The country's political leaders are equally enthusiastic.

President John Kufuor recently said that oil will transform Ghana's economy into an "African tiger."

But while the discovery by London-based Tullow Oil of up to 600 million barrels in June has been hailed as a birthday present for the 50-year-old country, observers question whether Ghana, an oasis of stability in volatile West Africa, will find the black gold more of a curse than a blessing.

They hope Ghana can avoid the instability that has plagued other African countries as a result of their failure to prevent small cliques of elites from channeling most of the proceeds into their own bank accounts.

"We have opportunity of learning from the experiences or the failure of others," says John Boadu, a youth organizer in Ghana's ruling New Patriotic Party.

How oil has hurt African countries

The continent's leading oil producer, Nigeria, has received more than $400 billion since its boom began in 1970, yet its Gross National Income per capita is about 25 percent lower than the average for sub-Saharan Africa.

Corruption and poverty are rife, fuel shortages are endemic, and armed gangs regularly kidnap foreign oil workers and battle the Nigerian Army in the oil-rich Niger Delta.

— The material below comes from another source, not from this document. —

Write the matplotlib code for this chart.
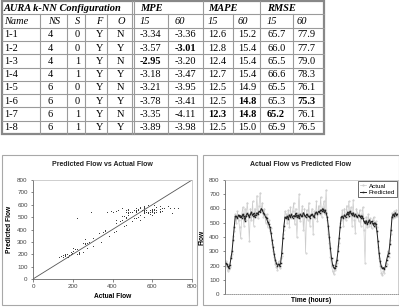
import matplotlib.pyplot as plt
import numpy as np
from matplotlib.patches import Rectangle

# table values
names = ['1-1', '1-2', '1-3', '1-4', '1-5', '1-6', '1-7', '1-8']
ns = [4, 4, 4, 4, 6, 6, 6, 6]
s = [0, 0, 1, 1, 0, 0, 1, 1]
f = ['Y', 'Y', 'Y', 'Y', 'Y', 'Y', 'Y', 'Y']
o = ['N', 'Y', 'N', 'Y', 'N', 'Y', 'N', 'Y']
mpe15 = [-3.34, -3.57, -2.95, -3.18, -3.21, -3.78, -3.35, -3.89]
mpe60 = [-3.36, -3.01, -3.20, -3.47, -3.95, -3.41, -4.11, -3.98]
mape15 = [12.6, 12.8, 12.4, 12.7, 12.5, 12.5, 12.3, 12.5]
mape60 = [15.2, 15.4, 15.4, 15.4, 14.9, 14.8, 14.8, 15.0]
rmse15 = [65.7, 66.0, 65.5, 66.6, 65.5, 65.3, 65.2, 65.9]
rmse60 = [77.9, 77.7, 79.0, 78.3, 76.1, 75.3, 76.1, 76.5]

# flow series (one value per time step)
predicted = [215, 210, 195, 180, 205, 250, 300, 380, 470, 545,
             545, 530, 555, 540, 550, 535, 560, 545, 515, 550, 565, 555, 540, 560, 575,
             550, 565, 540, 555, 570, 560, 580, 575, 600, 590,
             570, 560, 540, 530, 505, 490, 470, 430, 380, 330, 280, 240, 215, 200, 210, 195,
             220, 290, 390, 480, 540,
             530, 545, 525, 555, 540, 560, 535, 550, 545, 565, 540, 555, 530, 560, 550,
             545, 570, 555, 540, 560, 550, 545, 535, 555, 560, 550, 540, 565, 575, 560,
             580, 570, 590, 585, 600, 575, 590, 570, 540,
             480, 400, 320, 250, 205, 185, 180,
             200, 240, 300, 390, 470, 540,
             545, 530, 555, 540, 560, 575, 550, 580, 565, 555, 570, 545, 560, 550, 540, 555,
             545, 535, 550, 530, 510, 495, 515, 490, 505, 520, 500, 510, 495, 480, 500, 490,
             440, 370, 290, 230, 195, 180, 185,
             175, 200, 240, 270, 290, 350, 450, 540,
             560, 545, 570, 555, 560]
actual = [230, 195, 160, 175, 190, 270, 280, 410, 440, 560,
          500, 580, 520, 470, 390, 560, 610, 480, 600, 520, 640, 560, 370, 600, 520,
          650, 480, 600, 560, 690, 530, 620, 710, 580, 640,
          540, 600, 500, 560, 470, 520, 440, 460, 350, 300, 260, 210, 190, 170, 230, 180,
          250, 270, 420, 450, 580,
          560, 500, 590, 470, 610, 530, 580, 640, 490, 600, 400, 570, 700, 510, 560,
          620, 450, 600, 290, 590, 520, 640, 480, 560, 600, 420, 580, 530, 650, 510,
          620, 560, 680, 540, 610, 650, 560, 730, 520,
          420, 360, 260, 200, 160, 140, 170,
          230, 220, 340, 360, 500, 520,
          590, 480, 600, 520, 620, 540, 650, 560, 610, 480, 660, 520, 430, 600, 570, 510,
          590, 480, 560, 610, 450, 220, 540, 470, 560, 480, 530, 460, 520, 540, 470, 510,
          470, 330, 250, 200, 150, 130, 160,
          150, 220, 210, 300, 260, 380, 420, 570,
          530, 580, 540, 590, 550]

fig = plt.figure(figsize=(3.99, 3.08), dpi=100)

# ---- table drawn in pixel space ----
tab = fig.add_axes([0, 0, 1, 1])
tab.set_xlim(0, 399)
tab.set_ylim(308, 0)
tab.axis('off')

top, rh = 1.0, 13.3
bot = top + rh * 10
lc = '#9a9a9a'
for k in range(1, 10):
    tab.plot([1.5, 324], [top + rh * k] * 2, color=lc, lw=0.8)
for xv in [131.5, 134, 203, 260]:
    tab.plot([xv, xv], [top, bot], color=lc, lw=0.8)
for xv in [40, 67, 85, 107, 168, 233, 293]:
    tab.plot([xv, xv], [top + rh, bot], color=lc, lw=0.8)
tab.add_patch(Rectangle((1.5, top), 322.5, bot - top, fill=False, ec='#888888', lw=1.6))

serif = 'Liberation Serif'
cx = [4, 48, 75, 96, 117, 140, 175, 208, 238, 267, 297]

def cell(x, r, txt, **kw):
    tab.text(x, top + rh * r + rh / 2 + 0.5, txt, family=serif, fontsize=7.5,
             va='center', ha='left', **kw)

for x, t in zip([cx[0], cx[5], cx[7], cx[9]], ['AURA k-NN Configuration', 'MPE', 'MAPE', 'RMSE']):
    cell(x, 0, t, style='italic', weight='bold')
for x, t in zip(cx, ['Name', 'NS', 'S', 'F', 'O', '15', '60', '15', '60', '15', '60']):
    cell(x, 1, t, style='italic')

cols = [mpe15, mpe60, mape15, mape60, rmse15, rmse60]
best = [max(mpe15), max(mpe60), min(mape15), min(mape60), min(rmse15), min(rmse60)]
fmts = ['%.2f', '%.2f', '%.1f', '%.1f', '%.1f', '%.1f']
for i in range(len(names)):
    for x, t in zip(cx[:5], [names[i], ns[i], s[i], f[i], o[i]]):
        cell(x, i + 2, str(t))
    for j, col in enumerate(cols):
        cell(cx[5 + j], i + 2, fmts[j] % col[i],
             weight='bold' if col[i] == best[j] else 'normal')

# chart panels
tab.add_patch(Rectangle((1.5, 155), 195.5, 150, fill=False, ec='#a8a8a8', lw=0.8))
tab.add_patch(Rectangle((203, 155), 195.5, 150, fill=False, ec='#a8a8a8', lw=0.8))

sans = 'Liberation Sans'
tick_kw = dict(labelsize=4.5, length=1.8, width=0.5, color='#555555',
               labelcolor='#444444', pad=2)

def style_axes(ax):
    for sp in ['top', 'right']:
        ax.spines[sp].set_color('#bbbbbb')
        ax.spines[sp].set_linewidth(0.5)
    for sp in ['left', 'bottom']:
        ax.spines[sp].set_color('#666666')
        ax.spines[sp].set_linewidth(0.6)
    ax.tick_params(**tick_kw)
    for lab in ax.get_xticklabels() + ax.get_yticklabels():
        lab.set_family(sans)

# ---- scatter: predicted vs actual ----
ax1 = fig.add_axes([33 / 399, 29 / 308, 159 / 399, 99 / 308])
ax1.scatter(actual, predicted, s=0.5, c='#333333', marker='o', linewidths=0)
lims = [0, 800]
ax1.plot(lims, lims, color='#555555', lw=0.6)
ax1.set_xlim(lims)
ax1.set_ylim(lims)
ax1.set_xticks(range(0, 801, 200))
ax1.set_yticks(range(0, 801, 100))
style_axes(ax1)
ax1.set_xlabel('Actual Flow', family=sans, fontsize=4.8, weight='bold', labelpad=3)
ax1.set_ylabel('Predicted Flow', family=sans, fontsize=4.8, weight='bold', labelpad=3)
fig.text(102.5 / 399, 1 - 164 / 308, 'Predicted Flow vs Actual Flow', family=sans,
         fontsize=5, weight='bold', ha='center', va='center', color='#222222')

# ---- time series ----
ax2 = fig.add_axes([225 / 399, 14 / 308, 173 / 399, 114 / 308])
t = np.arange(len(predicted))
ax2.plot(t, actual, color='#cccccc', lw=0.5, marker='.', ms=1.0, label='Actual')
ax2.plot(t, predicted, color='#222222', lw=0.7, marker='s', ms=1.1, mew=0, label='Predicted')
ax2.set_xlim(-0.5, len(t) - 0.5)
ax2.set_ylim(0, 800)
ax2.set_yticks(range(0, 801, 100))
ax2.set_xticks([])
style_axes(ax2)
ax2.spines['bottom'].set_linestyle((0, (1, 1.5)))
ax2.spines['bottom'].set_color('#888888')
ax2.set_xlabel('Time (hours)', family=sans, fontsize=4.8, weight='bold', labelpad=2)
ax2.set_ylabel('Flow', family=sans, fontsize=4.8, weight='bold', labelpad=3)
leg = ax2.legend(loc='upper right', prop={'family': sans, 'size': 4.5}, frameon=True,
                 fancybox=False, edgecolor='#333333', framealpha=1, handlelength=1,
                 borderpad=0.3, labelspacing=0.2, handletextpad=0.4, borderaxespad=0.2)
leg.get_frame().set_linewidth(0.5)
fig.text(301 / 399, 1 - 164 / 308, 'Actual Flow vs Predicted Flow', family=sans,
         fontsize=5, weight='bold', ha='center', va='center', color='#222222')

fig.savefig('out.png', dpi=100)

The annual budget of Angola, Africa's number two producer, is $31 billion, but its official figures for infant mortality are the among the worst in the world.

"What most people don't understand about oil is that, not only does the money not filter through to the majority of the population, but it's much worse than that," says Nicholas Shaxson, an oil analyst at the London-based Chatham House think tank and the author of "Poisoned Wells," which examines how the resource affects countries. "It actively makes most people poorer."